BEGIN INFORMATION SUPPLIED

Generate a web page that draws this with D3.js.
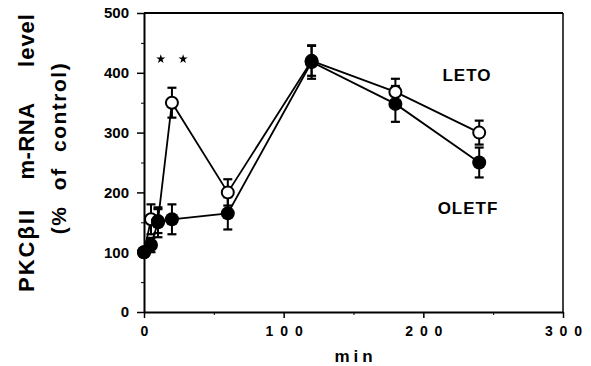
<!DOCTYPE html>
<html><head><meta charset="utf-8">
<script src="https://cdn.jsdelivr.net/npm/d3@7"></script>
<style>
html,body{margin:0;padding:0;background:#fff;}
svg{display:block;font-family:"Liberation Sans",Arial,Helvetica,sans-serif;}
</style></head>
<body><svg id="c" width="591" height="366"></svg>
<script>
const times = [0, 5, 10, 20, 60, 120, 180, 240];
const letoValues = [100, 155, 152, 350, 200, 420, 368, 300];
const letoErr = [0, 25, 20, 25, 22, 25, 22, 20];
const oletfValues = [100, 112, 150, 155, 165, 418, 348, 250];
const oletfErr = [0, 12, 25, 25, 27, 28, 30, 25];
const xTicks = [0, 100, 200, 300];
const xMinor = [50, 150, 250];
const yTicks = [0, 100, 200, 300, 400, 500];
const yMinor = [50, 150, 250, 350, 450];
const starTimes = [12, 28];
const starLevel = 423;
const yTitleWords = ["PKCβII", "m-RNA", "level"];

const svg = d3.select("#c");
const x = d3.scaleLinear().domain([0, 300]).range([144, 563]);
const y = d3.scaleLinear().domain([0, 500]).range([312, 13]);

// frame
svg.append("line").attr("x1", x(0)).attr("x2", x(300)).attr("y1", y(500)).attr("y2", y(500)).attr("stroke", "#000").attr("stroke-width", 2);
svg.append("line").attr("x1", x(300)).attr("x2", x(300)).attr("y1", y(500)).attr("y2", y(0)).attr("stroke", "#000").attr("stroke-width", 1.5);

// axes
const gx = svg.append("g").attr("transform", `translate(0,${y(0)})`)
  .call(d3.axisBottom(x).tickValues(xTicks).tickSize(6).tickSizeOuter(0).tickFormat(d => String(d).split("").join(" ")));
gx.select(".domain").attr("stroke-width", 2);
gx.selectAll(".tick line").attr("stroke-width", 1.5);
gx.selectAll(".tick text").attr("font-size", 14).attr("font-weight", "bold").attr("letter-spacing", 1.5)
  .attr("dx", 0.75).attr("y", 14).attr("dy", "0.71em").attr("fill", "#000");
svg.append("g").attr("transform", `translate(0,${y(0)})`)
  .call(d3.axisBottom(x).tickValues(xMinor).tickSize(3).tickFormat(""))
  .call(g => g.select(".domain").remove());

const gy = svg.append("g").attr("transform", `translate(${x(0)},0)`)
  .call(d3.axisLeft(y).tickValues(yTicks).tickSize(7).tickSizeOuter(0));
gy.select(".domain").attr("stroke-width", 2);
gy.selectAll(".tick line").attr("stroke-width", 1.5);
gy.selectAll(".tick text").attr("font-size", 15).attr("font-weight", "bold").attr("x", -15).attr("fill", "#000");
svg.append("g").attr("transform", `translate(${x(0)},0)`)
  .call(d3.axisLeft(y).tickValues(yMinor).tickSize(3).tickFormat(""))
  .call(g => g.select(".domain").remove());

// axis titles
svg.append("text").attr("x", x(150) + 2).attr("y", 362).attr("text-anchor", "middle")
  .attr("font-size", 17).attr("font-weight", "bold").attr("letter-spacing", 4).text("min");
const wordCenters = [250, 141, 40];
const wordSpacing = [2, 0.5, 1];
yTitleWords.forEach((w, i) => {
  svg.append("text").attr("transform", `translate(34,${wordCenters[i]}) rotate(-90)`).attr("text-anchor", "middle")
    .attr("font-size", 22).attr("font-weight", "bold").attr("letter-spacing", wordSpacing[i]).text(w);
});
svg.append("text").attr("transform", "translate(66,148) rotate(-90)").attr("text-anchor", "middle")
  .attr("font-size", 21).attr("font-weight", "bold").attr("letter-spacing", 1.5).attr("word-spacing", 8)
  .text("(% of control)");

function series(vals, errs) {
  const pts = times.map((t, i) => ({t, v: vals[i], e: errs[i]}));
  const line = d3.line().x(d => x(d.t)).y(d => y(d.v));
  svg.append("path").datum(pts).attr("d", line).attr("fill", "none").attr("stroke", "#000").attr("stroke-width", 1.8);
  const eb = svg.append("g");
  pts.filter(d => d.e > 0).forEach(d => {
    eb.append("line").attr("x1", x(d.t)).attr("x2", x(d.t)).attr("y1", y(d.v - d.e)).attr("y2", y(d.v + d.e)).attr("stroke", "#000").attr("stroke-width", 2);
    [d.v - d.e, d.v + d.e].forEach(v => eb.append("line").attr("x1", x(d.t) - 4.5).attr("x2", x(d.t) + 4.5).attr("y1", y(v)).attr("y2", y(v)).attr("stroke", "#000").attr("stroke-width", 2.2));
  });
  return pts;
}
const lp = series(letoValues, letoErr);
const op = series(oletfValues, oletfErr);
svg.append("g").selectAll("circle").data(lp).join("circle")
  .attr("cx", d => x(d.t)).attr("cy", d => y(d.v)).attr("r", 6)
  .attr("fill", "#fff").attr("stroke", "#000").attr("stroke-width", 2);
svg.append("g").selectAll("circle").data(op).join("circle")
  .attr("cx", d => x(d.t)).attr("cy", d => y(d.v)).attr("r", 7).attr("fill", "#000");

// significance stars
svg.append("g").selectAll("path").data(starTimes).join("path")
  .attr("transform", t => `translate(${x(t)},${y(starLevel)})`)
  .attr("d", d3.symbol(d3.symbolStar, 26)).attr("fill", "#000");

// series labels
svg.append("text").attr("x", 467).attr("y", 81).attr("text-anchor", "middle")
  .attr("font-size", 17).attr("font-weight", "bold").attr("letter-spacing", 1).text("LETO");
svg.append("text").attr("x", 468).attr("y", 214).attr("text-anchor", "middle")
  .attr("font-size", 17).attr("font-weight", "bold").attr("letter-spacing", 1).text("OLETF");
</script></body></html>
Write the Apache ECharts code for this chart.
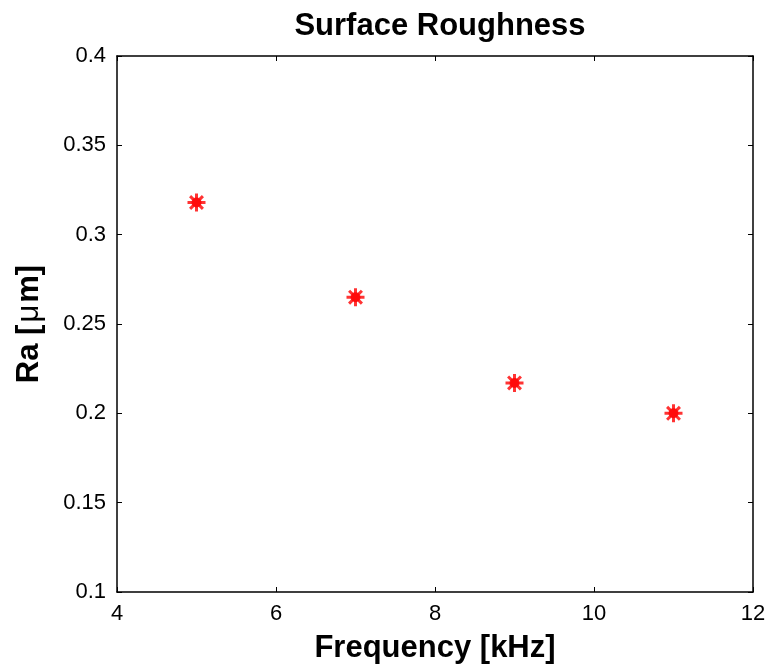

END INFORMATION SUPPLIED

### WHAT IS NEEDED
Reproduce every record word for word. The copy must contain no pictures.

### ANSWER
Generate a web page that draws this with D3.js.
<!DOCTYPE html>
<html><head><meta charset="utf-8">
<script src="https://cdn.jsdelivr.net/npm/d3@7"></script>
<style>
html,body{margin:0;padding:0;background:#fff;}
svg{display:block;font-family:"Liberation Sans",Arial,Helvetica,sans-serif;}
</style></head>
<body><svg id="c" width="591" height="366"></svg>
<script>
const times = [0, 5, 10, 20, 60, 120, 180, 240];
const letoValues = [100, 155, 152, 350, 200, 420, 368, 300];
const letoErr = [0, 25, 20, 25, 22, 25, 22, 20];
const oletfValues = [100, 112, 150, 155, 165, 418, 348, 250];
const oletfErr = [0, 12, 25, 25, 27, 28, 30, 25];
const xTicks = [0, 100, 200, 300];
const xMinor = [50, 150, 250];
const yTicks = [0, 100, 200, 300, 400, 500];
const yMinor = [50, 150, 250, 350, 450];
const starTimes = [12, 28];
const starLevel = 423;
const yTitleWords = ["PKCβII", "m-RNA", "level"];

const svg = d3.select("#c");
const x = d3.scaleLinear().domain([0, 300]).range([144, 563]);
const y = d3.scaleLinear().domain([0, 500]).range([312, 13]);

// frame
svg.append("line").attr("x1", x(0)).attr("x2", x(300)).attr("y1", y(500)).attr("y2", y(500)).attr("stroke", "#000").attr("stroke-width", 2);
svg.append("line").attr("x1", x(300)).attr("x2", x(300)).attr("y1", y(500)).attr("y2", y(0)).attr("stroke", "#000").attr("stroke-width", 1.5);

// axes
const gx = svg.append("g").attr("transform", `translate(0,${y(0)})`)
  .call(d3.axisBottom(x).tickValues(xTicks).tickSize(6).tickSizeOuter(0).tickFormat(d => String(d).split("").join(" ")));
gx.select(".domain").attr("stroke-width", 2);
gx.selectAll(".tick line").attr("stroke-width", 1.5);
gx.selectAll(".tick text").attr("font-size", 14).attr("font-weight", "bold").attr("letter-spacing", 1.5)
  .attr("dx", 0.75).attr("y", 14).attr("dy", "0.71em").attr("fill", "#000");
svg.append("g").attr("transform", `translate(0,${y(0)})`)
  .call(d3.axisBottom(x).tickValues(xMinor).tickSize(3).tickFormat(""))
  .call(g => g.select(".domain").remove());

const gy = svg.append("g").attr("transform", `translate(${x(0)},0)`)
  .call(d3.axisLeft(y).tickValues(yTicks).tickSize(7).tickSizeOuter(0));
gy.select(".domain").attr("stroke-width", 2);
gy.selectAll(".tick line").attr("stroke-width", 1.5);
gy.selectAll(".tick text").attr("font-size", 15).attr("font-weight", "bold").attr("x", -15).attr("fill", "#000");
svg.append("g").attr("transform", `translate(${x(0)},0)`)
  .call(d3.axisLeft(y).tickValues(yMinor).tickSize(3).tickFormat(""))
  .call(g => g.select(".domain").remove());

// axis titles
svg.append("text").attr("x", x(150) + 2).attr("y", 362).attr("text-anchor", "middle")
  .attr("font-size", 17).attr("font-weight", "bold").attr("letter-spacing", 4).text("min");
const wordCenters = [250, 141, 40];
const wordSpacing = [2, 0.5, 1];
yTitleWords.forEach((w, i) => {
  svg.append("text").attr("transform", `translate(34,${wordCenters[i]}) rotate(-90)`).attr("text-anchor", "middle")
    .attr("font-size", 22).attr("font-weight", "bold").attr("letter-spacing", wordSpacing[i]).text(w);
});
svg.append("text").attr("transform", "translate(66,148) rotate(-90)").attr("text-anchor", "middle")
  .attr("font-size", 21).attr("font-weight", "bold").attr("letter-spacing", 1.5).attr("word-spacing", 8)
  .text("(% of control)");

function series(vals, errs) {
  const pts = times.map((t, i) => ({t, v: vals[i], e: errs[i]}));
  const line = d3.line().x(d => x(d.t)).y(d => y(d.v));
  svg.append("path").datum(pts).attr("d", line).attr("fill", "none").attr("stroke", "#000").attr("stroke-width", 1.8);
  const eb = svg.append("g");
  pts.filter(d => d.e > 0).forEach(d => {
    eb.append("line").attr("x1", x(d.t)).attr("x2", x(d.t)).attr("y1", y(d.v - d.e)).attr("y2", y(d.v + d.e)).attr("stroke", "#000").attr("stroke-width", 2);
    [d.v - d.e, d.v + d.e].forEach(v => eb.append("line").attr("x1", x(d.t) - 4.5).attr("x2", x(d.t) + 4.5).attr("y1", y(v)).attr("y2", y(v)).attr("stroke", "#000").attr("stroke-width", 2.2));
  });
  return pts;
}
const lp = series(letoValues, letoErr);
const op = series(oletfValues, oletfErr);
svg.append("g").selectAll("circle").data(lp).join("circle")
  .attr("cx", d => x(d.t)).attr("cy", d => y(d.v)).attr("r", 6)
  .attr("fill", "#fff").attr("stroke", "#000").attr("stroke-width", 2);
svg.append("g").selectAll("circle").data(op).join("circle")
  .attr("cx", d => x(d.t)).attr("cy", d => y(d.v)).attr("r", 7).attr("fill", "#000");

// significance stars
svg.append("g").selectAll("path").data(starTimes).join("path")
  .attr("transform", t => `translate(${x(t)},${y(starLevel)})`)
  .attr("d", d3.symbol(d3.symbolStar, 26)).attr("fill", "#000");

// series labels
svg.append("text").attr("x", 467).attr("y", 81).attr("text-anchor", "middle")
  .attr("font-size", 17).attr("font-weight", "bold").attr("letter-spacing", 1).text("LETO");
svg.append("text").attr("x", 468).attr("y", 214).attr("text-anchor", "middle")
  .attr("font-size", 17).attr("font-weight", "bold").attr("letter-spacing", 1).text("OLETF");
</script></body></html>
Write the Apache ECharts code for this chart.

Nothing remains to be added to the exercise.